(begin)

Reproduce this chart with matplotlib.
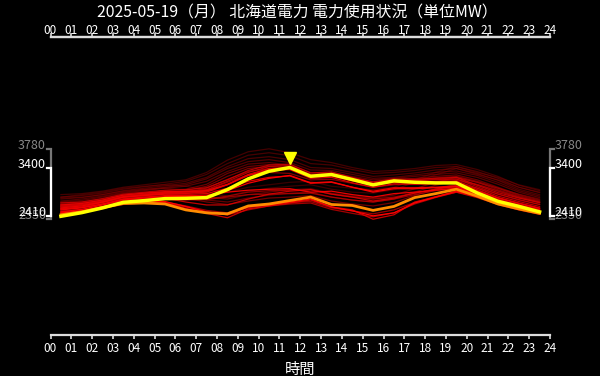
import matplotlib
matplotlib.use("Agg")
import matplotlib.pyplot as plt
from matplotlib.transforms import blended_transform_factory, ScaledTranslation
import numpy as np

plt.rcParams['font.family'] = ['Noto Sans CJK JP', 'DejaVu Sans']

title = "2025-05-19（月） 北海道電力 電力使用状況（単位MW）"
xlabel = "時間"
hours = [h + 0.5 for h in range(24)]
xtick_labels = [f"{h:02d}" for h in range(25)]

# past days, oldest first (darker -> brighter red)
past_days = [
    [2800, 2850, 2900, 2980, 3020, 3050, 3020, 2950, 2900, 3000, 3050, 3100, 3120, 3020, 2980, 2950, 3000, 3150, 3300, 3420, 3300, 3200, 3050, 2950],
    [2780, 2800, 2850, 2920, 2960, 2980, 2950, 2880, 2820, 2920, 2980, 3020, 3050, 2960, 2900, 2880, 2950, 3100, 3250, 3380, 3260, 3150, 3000, 2900],
    [2850, 2870, 2920, 3000, 3050, 3100, 3150, 3300, 3550, 3720, 3780, 3700, 3560, 3500, 3400, 3320, 3340, 3380, 3440, 3460, 3360, 3220, 3040, 2930],
    [2800, 2830, 2880, 2960, 3010, 3060, 3120, 3260, 3480, 3650, 3700, 3640, 3480, 3450, 3360, 3280, 3300, 3340, 3400, 3420, 3320, 3180, 3000, 2890],
    [2760, 2790, 2850, 2930, 2980, 3030, 3080, 3200, 3420, 3580, 3620, 3560, 3400, 3380, 3300, 3220, 3250, 3290, 3350, 3380, 3280, 3140, 2960, 2850],
    [2720, 2760, 2820, 2900, 2950, 3000, 3050, 3170, 3380, 3520, 3560, 3500, 3350, 3340, 3260, 3180, 3200, 3250, 3300, 3330, 3240, 3100, 2930, 2820],
    [2700, 2730, 2800, 2880, 2930, 2980, 3020, 3120, 3320, 3470, 3500, 3450, 3300, 3300, 3220, 3150, 3180, 3220, 3260, 3290, 3200, 3060, 2900, 2790],
    [2680, 2700, 2760, 2840, 2880, 2900, 2870, 2800, 2760, 2850, 2900, 2950, 2970, 2880, 2820, 2780, 2840, 2970, 3100, 3200, 3100, 2980, 2860, 2760],
    [2650, 2680, 2730, 2800, 2840, 2860, 2820, 2740, 2700, 2780, 2840, 2880, 2900, 2800, 2740, 2700, 2760, 2900, 3040, 3140, 3050, 2930, 2800, 2700],
    [2650, 2680, 2740, 2830, 2880, 2930, 2960, 3060, 3280, 3420, 3460, 3420, 3260, 3280, 3180, 3100, 3150, 3180, 3220, 3250, 3150, 3000, 2850, 2740],
    [2620, 2650, 2700, 2770, 2800, 2820, 2780, 2700, 2650, 2720, 2780, 2800, 2830, 2720, 2660, 2620, 2690, 2830, 2960, 3060, 2980, 2860, 2740, 2650],
    [2620, 2650, 2720, 2800, 2850, 2900, 2930, 3020, 3220, 3380, 3420, 3400, 3230, 3250, 3160, 3080, 3120, 3150, 3190, 3220, 3120, 2980, 2830, 2720],
    [2600, 2640, 2700, 2790, 2840, 2880, 2900, 2980, 3160, 3320, 3380, 3360, 3200, 3220, 3130, 3060, 3100, 3120, 3160, 3200, 3100, 2950, 2810, 2700],
    [2600, 2620, 2690, 2770, 2820, 2860, 2870, 2940, 3100, 3250, 3300, 3280, 3150, 3160, 3080, 3000, 3050, 3080, 3120, 3160, 3060, 2920, 2790, 2680],
    [2560, 2590, 2640, 2720, 2750, 2780, 2760, 2760, 2820, 2900, 2930, 2940, 2950, 2860, 2800, 2760, 2800, 2880, 2960, 3020, 2920, 2780, 2660, 2570],
    [2520, 2550, 2610, 2690, 2720, 2750, 2740, 2750, 2800, 2850, 2860, 2870, 2880, 2800, 2740, 2700, 2760, 2850, 2930, 2990, 2880, 2740, 2620, 2530],
    [2500, 2530, 2590, 2670, 2700, 2700, 2620, 2530, 2480, 2580, 2650, 2690, 2710, 2580, 2520, 2460, 2540, 2690, 2810, 2920, 2840, 2720, 2600, 2510],
    [2480, 2510, 2570, 2650, 2680, 2680, 2600, 2500, 2440, 2540, 2620, 2660, 2680, 2550, 2470, 2400, 2480, 2660, 2790, 2900, 2820, 2700, 2580, 2490],
    [2620, 2650, 2720, 2820, 2860, 2900, 2920, 2950, 3120, 3300, 3420, 3440, 3260, 3280, 3180, 3090, 3150, 3140, 3150, 3170, 3010, 2860, 2750, 2650],
    [2680, 2700, 2770, 2860, 2900, 2940, 2950, 2990, 3150, 3340, 3450, 3470, 3290, 3310, 3200, 3110, 3170, 3160, 3180, 3200, 3040, 2890, 2780, 2690],
    [2600, 2640, 2710, 2810, 2850, 2890, 2900, 2920, 3050, 3240, 3360, 3400, 3220, 3240, 3140, 3060, 3110, 3100, 3110, 3130, 2980, 2820, 2710, 2610],
    [2560, 2590, 2660, 2750, 2780, 2780, 2700, 2640, 2640, 2760, 2860, 2920, 2950, 2860, 2800, 2720, 2780, 2880, 2960, 3020, 2900, 2760, 2640, 2550],
    [2460, 2500, 2590, 2690, 2710, 2690, 2570, 2470, 2380, 2560, 2620, 2680, 2740, 2600, 2540, 2350, 2440, 2700, 2800, 2900, 2790, 2650, 2540, 2450],
    [2560, 2600, 2690, 2800, 2840, 2880, 2880, 2900, 3050, 3260, 3380, 3400, 3220, 3240, 3130, 3040, 3100, 3090, 3100, 3110, 2950, 2790, 2680, 2580],
    [2640, 2670, 2740, 2840, 2880, 2910, 2910, 2930, 3060, 3240, 3340, 3360, 3180, 3200, 3090, 3000, 3070, 3060, 3070, 3090, 2930, 2780, 2670, 2570],
    [2580, 2620, 2700, 2800, 2830, 2860, 2860, 2870, 2980, 3120, 3200, 3230, 3080, 3100, 3000, 2920, 2990, 2990, 3000, 3030, 2880, 2740, 2630, 2540],
    [2540, 2580, 2660, 2760, 2800, 2830, 2830, 2840, 2900, 2940, 2960, 2970, 2900, 2920, 2850, 2800, 2870, 2900, 2940, 2980, 2850, 2720, 2610, 2520],
    [2500, 2550, 2640, 2740, 2780, 2810, 2810, 2820, 2930, 3080, 3180, 3240, 3090, 3110, 3000, 2900, 2970, 2970, 2990, 3010, 2860, 2710, 2600, 2500],
    [2480, 2520, 2600, 2700, 2720, 2710, 2610, 2500, 2440, 2600, 2640, 2700, 2760, 2600, 2520, 2420, 2480, 2680, 2800, 2920, 2810, 2670, 2560, 2470],
]
yesterday = [2440, 2500, 2590, 2670, 2680, 2660, 2540, 2480, 2460, 2620, 2660, 2730, 2800, 2650, 2630, 2530, 2610, 2790, 2870, 2960, 2820, 2660, 2560, 2470]
today = [2410, 2484, 2580, 2694, 2728, 2769, 2775, 2789, 2952, 3170, 3325, 3400, 3223, 3258, 3156, 3048, 3129, 3101, 3088, 3088, 2885, 2714, 2612, 2500]

W, H = 600, 376
fig = plt.figure(figsize=(W / 100, H / 100), dpi=100, facecolor='black')
ax = fig.add_axes([50.5 / W, (H - 335) / H, (550 - 50.5) / W, (335 - 37) / H])
ax.set_facecolor('black')

n = len(past_days)
for i, d in enumerate(past_days):
    t = i / (n - 1)
    col = (0.5 + 0.5 * t, 0.0, 0.0)
    ax.plot(hours, d, color=col, lw=0.9, alpha=0.45 + 0.55 * t)
ax.plot(hours, yesterday, color='#ff8c00', lw=2.0)
ax.plot(hours, today, color='#ffff00', lw=2.5)

imax = int(np.argmax(today))
ax.plot([hours[imax]], [today[imax]], marker='v', color='#ffff00', ms=8,
        linestyle='none', clip_on=False,
        transform=ax.transData + ScaledTranslation(0, 10 / 100, fig.dpi_scale_trans))

ax.set_xlim(0, 24)
ax.set_ylim(0, 6050)
ax.set_xticks(range(25))
ax.set_xticklabels(xtick_labels)
ax.tick_params(axis='x', top=False, labeltop=False, bottom=True, labelbottom=True,
               colors='#dddddd', labelcolor='white', labelsize=8.5, length=3, width=1.2, pad=2,
               direction='out')
sec = ax.secondary_xaxis('top')
sec.set_xticks(range(25))
sec.set_xticklabels(xtick_labels)
sec.tick_params(axis='x', colors='#dddddd', labelcolor='white', labelsize=8.5, length=3,
                width=1.2, pad=-3, direction='out')
sec.spines['top'].set_color('#dddddd')
sec.spines['top'].set_linewidth(1.6)

ax.set_yticks([])
for s in ['left', 'right']:
    ax.spines[s].set_visible(False)
for s in ['top', 'bottom']:
    ax.spines[s].set_color('#dddddd')
    ax.spines[s].set_linewidth(1.6)
ax.set_xlabel(xlabel, color='white', fontsize=11, labelpad=4)

fig.text(0.495, 1 - 13 / H, title, color='white', fontsize=11.4, ha='center', va='center')

# range brackets
all_vals = np.concatenate([np.array(past_days).ravel(), yesterday, today])
amin, amax = int(all_vals.min()), int(all_vals.max())
tmin, tmax = int(min(today)), int(max(today))
tr = blended_transform_factory(ax.transAxes, ax.transData)
tk = 3.5 / 499.5
for side in [0, 1]:
    x0 = 0.0 if side == 0 else 1.0
    dx = -tk if side == 0 else tk
    for lo, hi, col in [(amin, amax, '#777777'), (tmin, tmax, '#ffffff')]:
        ax.plot([x0 + dx, x0, x0, x0 + dx], [hi, hi, lo, lo], color=col, lw=1.6,
                transform=tr, clip_on=False, solid_joinstyle='miter')
    tx = -4.5 / 499.5 if side == 0 else 1 + 4.5 / 499.5
    ha = 'right' if side == 0 else 'left'
    for v, col in [(amax, '#888888'), (amin, '#888888'), (tmax, '#ffffff'), (tmin, '#ffffff')]:
        ax.text(tx, v, str(v), color=col, fontsize=9, ha=ha, va='baseline', transform=tr)

fig.savefig('out.png', dpi=100, facecolor='black')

(end)

STATED TASK:
Only lines with the string "matplotlib" belong in your answer; copy each one.

ANSWER TO THE EXERCISE:
Reproduce this chart with matplotlib.
import matplotlib
matplotlib.use("Agg")
import matplotlib.pyplot as plt
from matplotlib.transforms import blended_transform_factory, ScaledTranslation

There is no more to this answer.